The report said Mr Wafiz Samarrai, a former chief of Iraqi military intelligence who defected to the INC, told the CIA of a plot to kill Mr Saddam. Mr Samarrai allegedly said that about 20 people loyal to him would ambush the Iraqi president when he was travelling through Mr Samarrai's home town of Samarra.

However, CIA headquarters flatly turned down the plan and ordered the team in the field not to discuss it further, the Los Angeles Times said. The assassination attempt was never carried out.

The newspaper said five CIA officers allegedly involved in the covert operation were given polygraph tests. They were told they were under investigation on the federal criminal charge of crossing state lines to attempt to kill the Iraqi leader, the article said.

According to a document obtained by the Times, the FBI quietly dropped the case in 1996 and the Justice Department decided in April of that year not to prosecute the CIA officers.

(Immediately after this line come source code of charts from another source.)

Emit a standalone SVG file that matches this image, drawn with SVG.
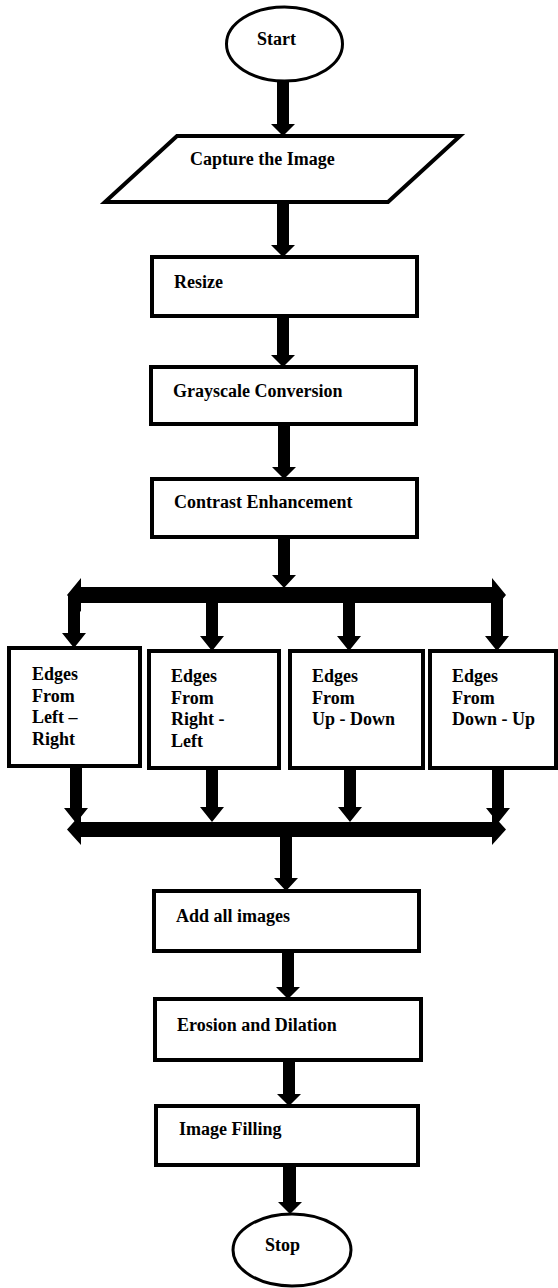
<svg xmlns="http://www.w3.org/2000/svg" width="558" height="1288" viewBox="0 0 558 1288">
<style>
.shape{fill:#fff;stroke:#000;stroke-width:4}
.ell{fill:#fff;stroke:#000;stroke-width:3}
.t{font-family:"Liberation Serif","DejaVu Serif",serif;font-weight:bold;font-size:18px;fill:#000}
.c{fill:#000;stroke:none}
</style>
<rect width="558" height="1288" fill="#fff"/>
<g id="connectors">
<polygon class="c" points="277,82 289,82 289,124 295,124 283,136 271,124 277,124"/>
<polygon class="c" points="277,203 289,203 289,245 295,245 283,257 271,245 277,245"/>
<polygon class="c" points="277,316 289,316 289,355 295,355 283,367 271,355 277,355"/>
<polygon class="c" points="278,424 290,424 290,467 296,467 284,479 272,467 278,467"/>
<polygon class="c" points="278,537 290,537 290,575 296,575 284,588 272,575 278,575"/>
<polygon class="c" points="81,587 492,587 492,578 506,595 492,612 492,603 81,603 81,612 67,595 81,578"/>
<polygon class="c" points="68,595 80,595 80,633 86,633 74,648 62,633 68,633"/>
<polygon class="c" points="206,603 218,603 218,636 224,636 212,651 200,636 206,636"/>
<polygon class="c" points="343,603 355,603 355,636 361,636 349,651 337,636 343,636"/>
<polygon class="c" points="491,595 503,595 503,636 509,636 497,651 485,636 491,636"/>
<polygon class="c" points="70,766 82,766 82,808 88,808 76,823 64,808 70,808"/>
<polygon class="c" points="206,768 218,768 218,807 224,807 212,822 200,807 206,807"/>
<polygon class="c" points="344,768 356,768 356,807 362,807 350,822 338,807 344,807"/>
<polygon class="c" points="492,768 504,768 504,808 510,808 498,823 486,808 492,808"/>
<polygon class="c" points="81,822 492,822 492,814 506,829.5 492,845 492,837 81,837 81,845 67,829.5 81,814"/>
<polygon class="c" points="280,829 292,829 292,878 298,878 286,891 274,878 280,878"/>
<polygon class="c" points="282,951 294,951 294,987 300,987 288,999 276,987 282,987"/>
<polygon class="c" points="283,1060 295,1060 295,1094 301,1094 289,1106 277,1094 283,1094"/>
<polygon class="c" points="283,1165 296,1165 296,1202 302,1202 290,1214 278,1202 283,1202"/>
</g>
<g id="start">
<ellipse class="ell" cx="284.5" cy="44" rx="58" ry="37"/>
<text class="t" x="257" y="45">Start</text>
</g>
<g id="capture">
<polygon class="shape" points="177,136 460,136 388,202 105,202"/>
<text class="t" x="190" y="165">Capture the Image</text>
</g>
<g id="resize">
<rect class="shape" x="152" y="257" width="265" height="59"/>
<text class="t" x="174" y="288">Resize</text>
</g>
<g id="grayscale">
<rect class="shape" x="151" y="367" width="265" height="57"/>
<text class="t" x="173" y="397">Grayscale Conversion</text>
</g>
<g id="contrast">
<rect class="shape" x="152" y="479" width="265" height="58"/>
<text class="t" x="174" y="508">Contrast Enhancement</text>
</g>
<g id="edges-lr">
<rect class="shape" x="9" y="648" width="131" height="118"/>
<text class="t" x="32" y="680">Edges</text>
<text class="t" x="32" y="702">From</text>
<text class="t" x="32" y="723">Left –</text>
<text class="t" x="32" y="745">Right</text>
</g>
<g id="edges-rl">
<rect class="shape" x="149" y="651" width="130" height="117"/>
<text class="t" x="171" y="682">Edges</text>
<text class="t" x="171" y="704">From</text>
<text class="t" x="171" y="725">Right -</text>
<text class="t" x="171" y="747">Left</text>
</g>
<g id="edges-ud">
<rect class="shape" x="290" y="651" width="133" height="117"/>
<text class="t" x="312" y="682">Edges</text>
<text class="t" x="312" y="704">From</text>
<text class="t" x="312" y="725">Up - Down</text>
</g>
<g id="edges-du">
<rect class="shape" x="430" y="651" width="126" height="117"/>
<text class="t" x="452" y="682">Edges</text>
<text class="t" x="452" y="704">From</text>
<text class="t" x="452" y="725">Down - Up</text>
</g>
<g id="add">
<rect class="shape" x="154" y="891" width="265" height="60"/>
<text class="t" x="176" y="922">Add all images</text>
</g>
<g id="erosion">
<rect class="shape" x="155" y="999" width="266" height="61"/>
<text class="t" x="177" y="1031">Erosion and Dilation</text>
</g>
<g id="filling">
<rect class="shape" x="156" y="1106" width="262" height="59"/>
<text class="t" x="179" y="1135">Image Filling</text>
</g>
<g id="stop">
<ellipse class="ell" cx="292" cy="1250" rx="59" ry="36"/>
<text class="t" x="265" y="1251">Stop</text>
</g>
</svg>
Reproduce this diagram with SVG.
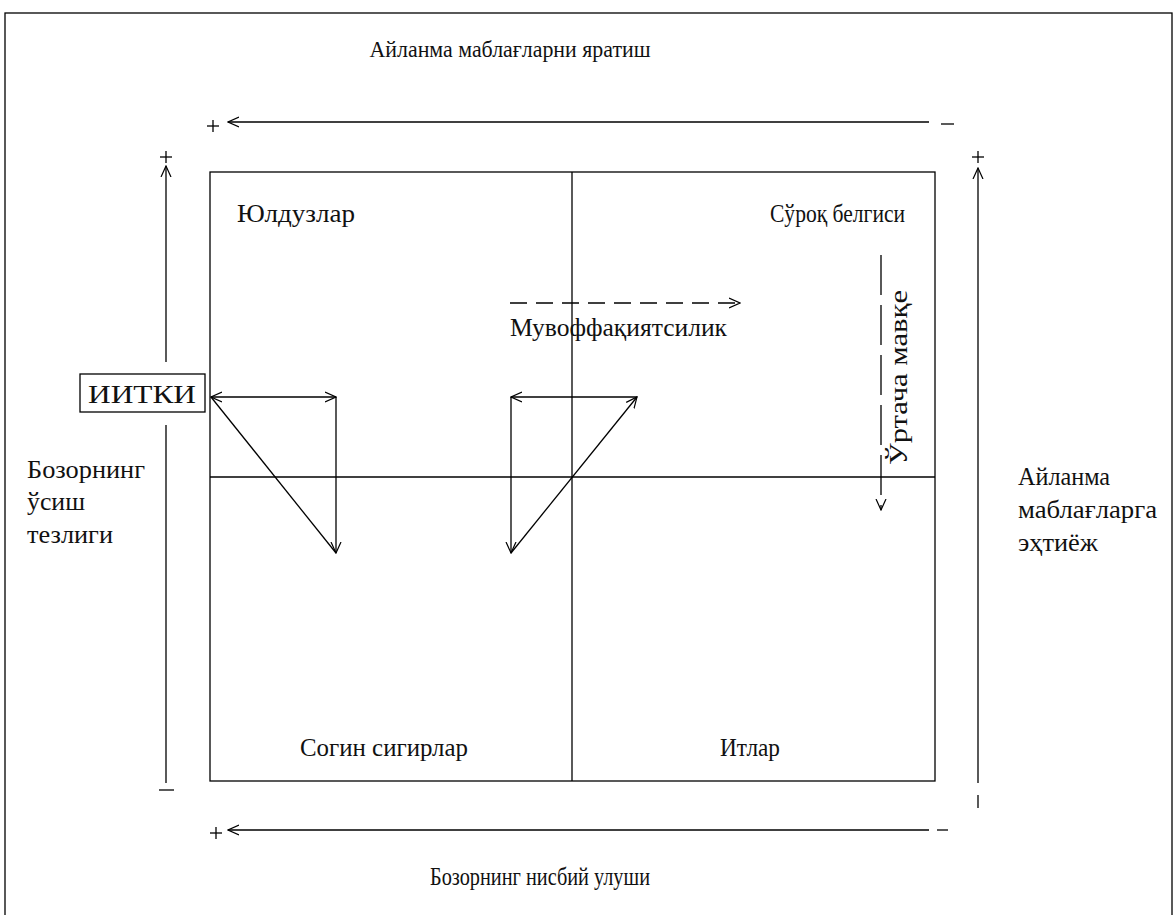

In August 1996, the article said, the remnant of the CIA's covert action programme in northern Iraq was crushed by the Iraqi army. A second covert action programme designed to attract and recruit Iraqi officers to foment a military coup had been destroyed by Mr Saddam in June 1996.

The Los Angeles Times said that programme, operated jointly with the British intelligence service MI6, was based in Jordan using a front group called the Iraqi National Accord.

Quoting CIA sources, the newspaper said this second programme was penetrated by Iraqi double agents who betrayed the Iraqi military officers who had worked with the US and British intelligence services.

The newspaper said Mr Saddam had executed at least 100 military officers and others who had co-operated with the US and the British intelligence agencies.